I take responsibility for not pre-reading the article; however, we make a habit of reading aloud at lunchtime the latest creation.com articles delivered by email, and I had read the shallow-rooted teeth argument to my children before seeing the editor's note. Back-pedaling ensued, and while it was a good discussion opportunity, it caused some confusion. Might I suggest correcting the article before disseminating it again? Thank you!
Don Batten
How delightful that you read the articles to your children at lunchtime. Apologies for any embarrassment, but it is a teaching opportunity, that historical science arguments are always open to revision or being overturned. That is the nature of such 'knowledge', and therefore we should not hitch our faith to such a flimsy wagon, but rather to the sure Word of God.
Also, just to explain, we can't change the article, as it is an archive article from a past Creation magazine, as it says in the header (top banner). If we changed the article we could be accused of deceit, so the best we can do is add the editorial note. We only recycle old articles that still have clear value, but sometimes, like with this one, a minor point in the article is out of date, and so we point this out. I must note that I know of no secular website that puts such notes in archived articles to inform readers (e.g. the article in Science that announced, on the basis of a couple of pieces of a skull, Pakicetus as a transitional form between a land mammal and whales, which subsequent discoveries thoroughly discredited; see Not at all like a whale).
Thomas R.
It’s also worth mentioning that very large dinosaurs probably have a limited number of climates that they can thrive in.
I.E. seems unlikely that they would live in deserts, ice and snow, or mountains regions.
People, on the other hand, can adapt to live just about anywhere, if they put their minds to it.
In other words, the supposed problems of human / dino coexistence are mostly imaginary, and based on fictitious movies and bad science.
Douglas W.
A fine article, and a brilliant cartoon - keep it up ....
Thomas .
Anyone who thinks dinosaurs couldn’t coexist with people (due to the “danger” to humans) really doesn’t understand animal behavior at all.

30 hyenas > 1 lion.
2 lions > 30 hyenas.

Some pointy sticks and some fire are more than enough to ward off very large animals.

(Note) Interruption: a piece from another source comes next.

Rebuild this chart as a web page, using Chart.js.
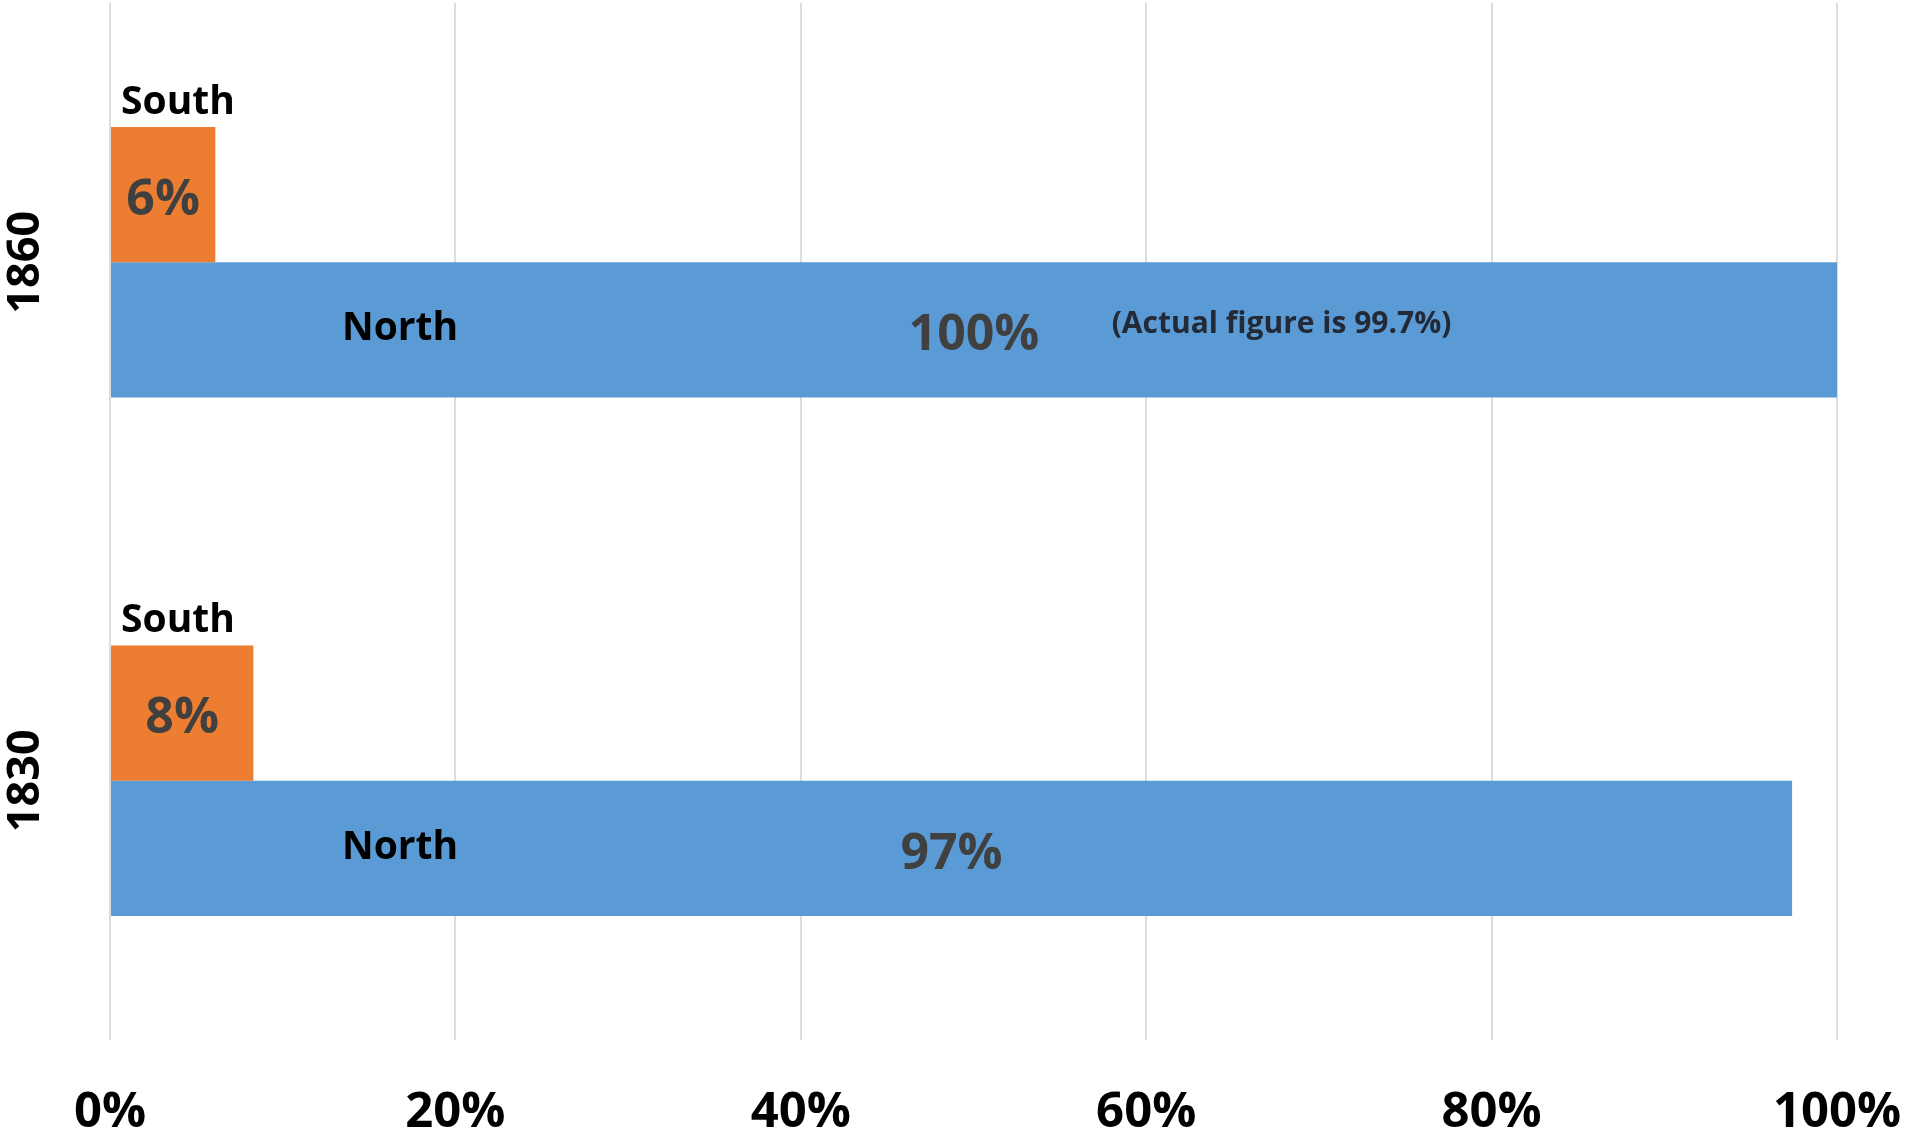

Animals aren’t like people.

They don’t do what they are theoretically capable of, they do what they are mentally capable of.
Andrew C.
These articles are always a great delight and fascinating study, especially when looking at the real evidence of dinosaurs from a biblical perspective. Evolutionists and/or Secular scientists say that humans couldn't live with dinosaurs because of their immense size, (though most dinosaurs were quite small) therefore dangerous and of course dinosaurs hunting humans for prey. But, the point is what is the difference today and prior to the 21st century living with theses contemporary animals such as elephants, tigers, lions, crocodiles etc. These animals will kill us if we invade their territory. Additionally, if humans hunted dinosaurs to extinction after the flood that is, shouldn't we be seeing some sort of evidence supporting this. Furthermore, Evolutionists and/or secular scientists cannot call dinosaurs "Dinosaurs" going back 65 million years ago, since the word "Dinosaur" did not exist until 1841 by Richard Owen. They do not seem to mention that or hardly at all, let alone question it. Many Thanks Carl for this powerful insight.
Guy S.
Thanks Carl. Very helpful and makes absolute sense. Shows how people's thinking can be so easily warped by media i.e. Jurassic Park. Good articles like this make people think.
Judy S.
Thanks again for helping with the creation evolution problem, but why is geology such a black hole? it feel like the only option is super long ages like plate tectonics verses catastrophic plate tectonics ..CTP seems completely unreasonable and crazy but thats not the only one like you see massive cliffs and other hug things including massive mountains and the only reasonable explanation is billions of years
Don Batten
This comment is rather off topic, but see The earth: how old does it look? and the Related articles and Further reading recommended for that article. Geology is a black hole because of the false presupposition that the earth's history can be explained only using current processes (uniformitarianism). In this view there was never any global cataclysm such as the Flood of Noah. Dr John Baumgardner modelled plate tectonics and found that it could only happen fast; the slow and gradual view just does not work. So the 'millions of years' view is the unreasonable one. Search creation.com for articles on plate tectonics. Please also see: Age of the earth.
Courtney K.
What about the monster in Job, Leviathan? It's said: "Who can penetrate its double layer of armor?" and "The sword that reaches it has no effect, nor does the spear or the dart or the javelin. Iron it treats like straw and bronze like rotten wood." So how in the world did it die off? It reminds me of St. George and the Dragon, and others legends like it... how it was undefeatable until it was defeated. The only thing I can think of is perhaps that after Job was written, they figured out a way to do it, either that, or it ran out of food somehow...
Don Batten
Note: " Humans may have even helped in killing off the last remaining ones of some kinds of dinosaur." (emphasis added).
For more, see What happened to the dinosaurs? (which is the first article listed under the 'Dinosaurs Q&A' in the Further reading that is recommended)
Philip P.
Not only helpful Carl but very entertaining as well. Many years since we spoke but glad you are still at it.
Don Batten
The article is from 1996 Creation magazine. A good article worth sharing again.
Carl has retired from public life, but I will make sure that he sees your comment.